Requirement – Write out the opening lines of the data word for word, up to and including the line with "return (H - B - y) / ph", and leave every picture and every later line out.

>> Begin Information shown

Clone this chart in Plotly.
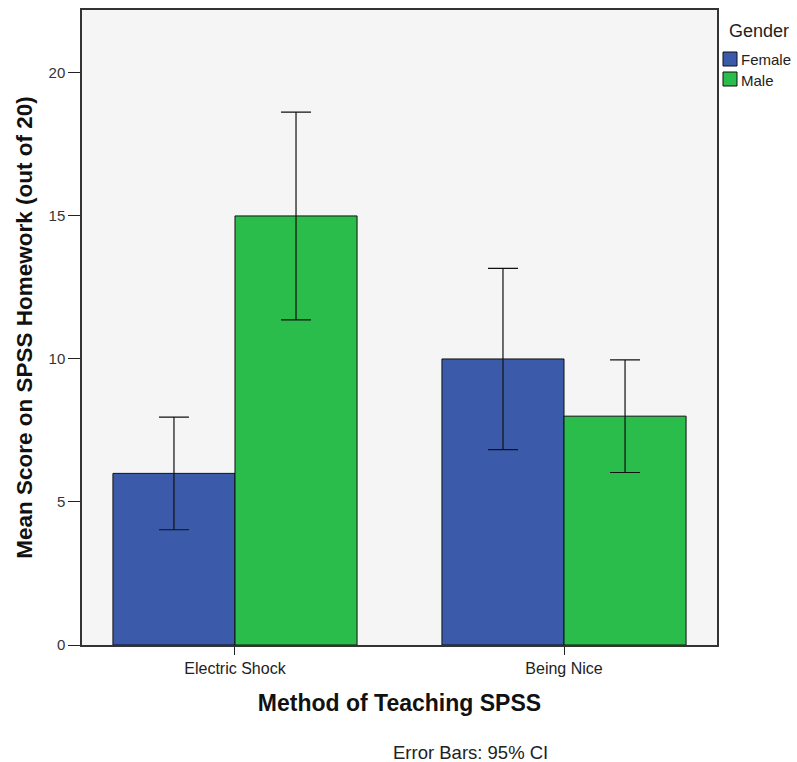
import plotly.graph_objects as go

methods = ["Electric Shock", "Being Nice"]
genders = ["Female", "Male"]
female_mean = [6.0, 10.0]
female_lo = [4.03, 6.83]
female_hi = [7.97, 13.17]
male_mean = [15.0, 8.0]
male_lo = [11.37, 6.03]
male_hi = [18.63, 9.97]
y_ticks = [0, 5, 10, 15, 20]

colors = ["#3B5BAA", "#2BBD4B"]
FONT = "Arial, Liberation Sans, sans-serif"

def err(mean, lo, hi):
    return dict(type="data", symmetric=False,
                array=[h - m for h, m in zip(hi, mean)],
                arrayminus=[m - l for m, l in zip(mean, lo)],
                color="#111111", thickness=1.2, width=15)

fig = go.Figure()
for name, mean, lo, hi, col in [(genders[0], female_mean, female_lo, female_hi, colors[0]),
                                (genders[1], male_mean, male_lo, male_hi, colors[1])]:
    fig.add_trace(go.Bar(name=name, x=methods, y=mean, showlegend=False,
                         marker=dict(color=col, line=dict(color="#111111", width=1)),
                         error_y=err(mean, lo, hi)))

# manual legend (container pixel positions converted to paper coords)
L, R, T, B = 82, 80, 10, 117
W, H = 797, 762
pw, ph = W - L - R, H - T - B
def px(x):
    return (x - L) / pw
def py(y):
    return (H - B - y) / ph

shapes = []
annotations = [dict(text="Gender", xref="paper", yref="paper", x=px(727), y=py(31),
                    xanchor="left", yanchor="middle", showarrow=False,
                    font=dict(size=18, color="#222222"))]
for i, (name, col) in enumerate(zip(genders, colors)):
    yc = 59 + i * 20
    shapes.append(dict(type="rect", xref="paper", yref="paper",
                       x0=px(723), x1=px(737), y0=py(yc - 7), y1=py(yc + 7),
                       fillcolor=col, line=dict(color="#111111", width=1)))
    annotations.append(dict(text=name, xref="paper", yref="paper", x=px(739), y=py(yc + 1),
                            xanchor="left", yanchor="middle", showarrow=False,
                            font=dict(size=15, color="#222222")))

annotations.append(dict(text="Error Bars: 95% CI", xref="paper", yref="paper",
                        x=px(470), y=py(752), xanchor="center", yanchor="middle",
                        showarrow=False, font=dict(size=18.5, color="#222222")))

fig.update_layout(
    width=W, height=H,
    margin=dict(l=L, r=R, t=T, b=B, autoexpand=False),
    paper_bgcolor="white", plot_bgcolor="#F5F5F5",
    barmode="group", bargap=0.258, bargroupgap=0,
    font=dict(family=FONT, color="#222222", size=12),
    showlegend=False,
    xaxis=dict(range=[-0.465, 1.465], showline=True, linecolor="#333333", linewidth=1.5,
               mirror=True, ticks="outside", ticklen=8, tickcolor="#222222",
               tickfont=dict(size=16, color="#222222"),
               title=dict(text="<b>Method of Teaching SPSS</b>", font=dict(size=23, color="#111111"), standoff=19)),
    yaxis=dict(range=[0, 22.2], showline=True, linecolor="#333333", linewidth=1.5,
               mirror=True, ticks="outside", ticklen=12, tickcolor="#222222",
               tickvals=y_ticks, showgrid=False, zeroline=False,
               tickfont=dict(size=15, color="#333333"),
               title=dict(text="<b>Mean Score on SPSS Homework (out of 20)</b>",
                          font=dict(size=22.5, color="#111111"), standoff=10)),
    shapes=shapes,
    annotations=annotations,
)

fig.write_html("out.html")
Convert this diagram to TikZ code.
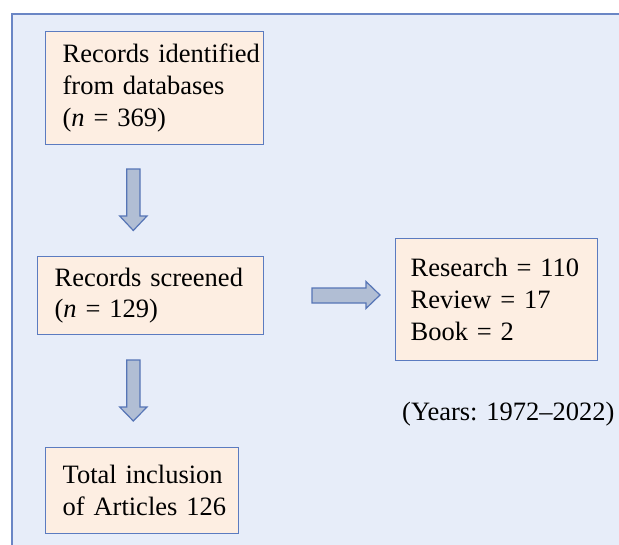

>> End Information shown

Task response –
Clone this chart in Plotly.
import plotly.graph_objects as go

methods = ["Electric Shock", "Being Nice"]
genders = ["Female", "Male"]
female_mean = [6.0, 10.0]
female_lo = [4.03, 6.83]
female_hi = [7.97, 13.17]
male_mean = [15.0, 8.0]
male_lo = [11.37, 6.03]
male_hi = [18.63, 9.97]
y_ticks = [0, 5, 10, 15, 20]

colors = ["#3B5BAA", "#2BBD4B"]
FONT = "Arial, Liberation Sans, sans-serif"

def err(mean, lo, hi):
    return dict(type="data", symmetric=False,
                array=[h - m for h, m in zip(hi, mean)],
                arrayminus=[m - l for m, l in zip(mean, lo)],
                color="#111111", thickness=1.2, width=15)

fig = go.Figure()
for name, mean, lo, hi, col in [(genders[0], female_mean, female_lo, female_hi, colors[0]),
                                (genders[1], male_mean, male_lo, male_hi, colors[1])]:
    fig.add_trace(go.Bar(name=name, x=methods, y=mean, showlegend=False,
                         marker=dict(color=col, line=dict(color="#111111", width=1)),
                         error_y=err(mean, lo, hi)))

# manual legend (container pixel positions converted to paper coords)
L, R, T, B = 82, 80, 10, 117
W, H = 797, 762
pw, ph = W - L - R, H - T - B
def px(x):
    return (x - L) / pw
def py(y):
    return (H - B - y) / ph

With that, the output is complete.